Beck ruft zum Boykott auf
Angesichts der geplanten Schließung des Nokia-Werks in Bochum fordern immer mehr Politiker die Verbraucher zum Boykott des finnischen Handy-Herstellers auf. SPD-Chef Kurt Beck sagte der "Bild am Sonntag", ihm komme kein Nokia-Handy mehr ins Haus. Deutschland habe 82 Millionen Verbraucher, "wir alle können gemeinsam deutlich machen, dass wir uns nicht vorführen lassen". Man müsse den Verantwortlichen bei Nokia klarmachen, was sie täten, betonte der rheinland-pfälzische Ministerpräsident.
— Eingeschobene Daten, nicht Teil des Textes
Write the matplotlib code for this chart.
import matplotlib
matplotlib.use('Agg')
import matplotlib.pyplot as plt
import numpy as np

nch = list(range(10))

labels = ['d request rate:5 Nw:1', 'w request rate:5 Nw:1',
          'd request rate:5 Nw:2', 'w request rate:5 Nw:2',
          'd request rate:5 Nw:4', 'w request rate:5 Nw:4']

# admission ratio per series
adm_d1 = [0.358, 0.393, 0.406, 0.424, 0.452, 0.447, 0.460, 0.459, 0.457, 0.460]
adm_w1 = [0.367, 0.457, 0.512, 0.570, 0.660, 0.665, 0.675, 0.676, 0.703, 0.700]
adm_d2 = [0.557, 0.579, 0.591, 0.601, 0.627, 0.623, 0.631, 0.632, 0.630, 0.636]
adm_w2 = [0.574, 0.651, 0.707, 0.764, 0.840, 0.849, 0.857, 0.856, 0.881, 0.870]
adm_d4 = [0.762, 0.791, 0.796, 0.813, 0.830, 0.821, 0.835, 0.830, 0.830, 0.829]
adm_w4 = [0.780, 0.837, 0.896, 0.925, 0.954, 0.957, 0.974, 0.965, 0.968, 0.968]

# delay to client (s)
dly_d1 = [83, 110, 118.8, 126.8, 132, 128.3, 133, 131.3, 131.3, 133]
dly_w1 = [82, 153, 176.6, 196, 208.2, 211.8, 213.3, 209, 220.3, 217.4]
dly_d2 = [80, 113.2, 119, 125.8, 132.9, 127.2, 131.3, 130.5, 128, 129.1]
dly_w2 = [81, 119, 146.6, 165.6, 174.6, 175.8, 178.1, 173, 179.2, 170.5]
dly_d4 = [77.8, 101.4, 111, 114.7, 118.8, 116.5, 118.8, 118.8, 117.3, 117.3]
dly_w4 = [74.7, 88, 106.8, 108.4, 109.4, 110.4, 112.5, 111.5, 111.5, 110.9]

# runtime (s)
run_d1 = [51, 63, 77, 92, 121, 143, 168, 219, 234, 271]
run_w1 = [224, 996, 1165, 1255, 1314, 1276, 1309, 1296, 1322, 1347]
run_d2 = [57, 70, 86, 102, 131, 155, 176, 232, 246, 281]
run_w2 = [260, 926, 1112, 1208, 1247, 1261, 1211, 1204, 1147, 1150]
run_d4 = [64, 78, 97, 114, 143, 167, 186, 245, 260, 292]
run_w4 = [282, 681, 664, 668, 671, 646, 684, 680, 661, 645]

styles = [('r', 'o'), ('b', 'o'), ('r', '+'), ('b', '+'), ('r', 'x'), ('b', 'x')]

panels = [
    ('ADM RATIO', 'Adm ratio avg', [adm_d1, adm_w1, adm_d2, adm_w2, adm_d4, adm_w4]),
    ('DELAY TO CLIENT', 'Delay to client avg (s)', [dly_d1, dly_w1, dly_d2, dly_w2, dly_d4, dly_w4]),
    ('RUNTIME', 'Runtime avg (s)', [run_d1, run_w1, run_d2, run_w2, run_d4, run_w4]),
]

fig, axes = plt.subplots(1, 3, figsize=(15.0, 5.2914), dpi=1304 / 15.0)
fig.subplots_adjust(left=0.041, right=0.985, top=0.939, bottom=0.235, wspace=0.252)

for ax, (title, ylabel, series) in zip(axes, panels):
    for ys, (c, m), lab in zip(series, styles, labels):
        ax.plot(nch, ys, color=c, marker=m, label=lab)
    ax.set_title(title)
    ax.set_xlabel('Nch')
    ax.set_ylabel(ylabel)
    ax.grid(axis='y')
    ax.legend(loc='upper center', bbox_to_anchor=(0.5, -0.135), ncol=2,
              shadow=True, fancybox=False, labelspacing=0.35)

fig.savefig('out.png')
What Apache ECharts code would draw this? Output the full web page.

Der Lohnkostenanteil bei der Handyproduktion liege unter fünf Prozent. "Wer da die Lohnhöhe als entscheidenden Grund für eine Standortverlagerung nennt, nachdem er 90 Millionen Euro Subventionen kassiert hat, verschweigt, dass es ihm nur um höhere Rendite geht."
Die überraschend angekündigten Pläne des finnischen Konzerns für ein Ende des Standorts in Nordrhein-Westfalen haben einen Proteststurm ausgelöst. Das Land prüft zurzeit, ob es 41 Millionen Euro Subventionen von den Finnen zurückzuverlangen kann.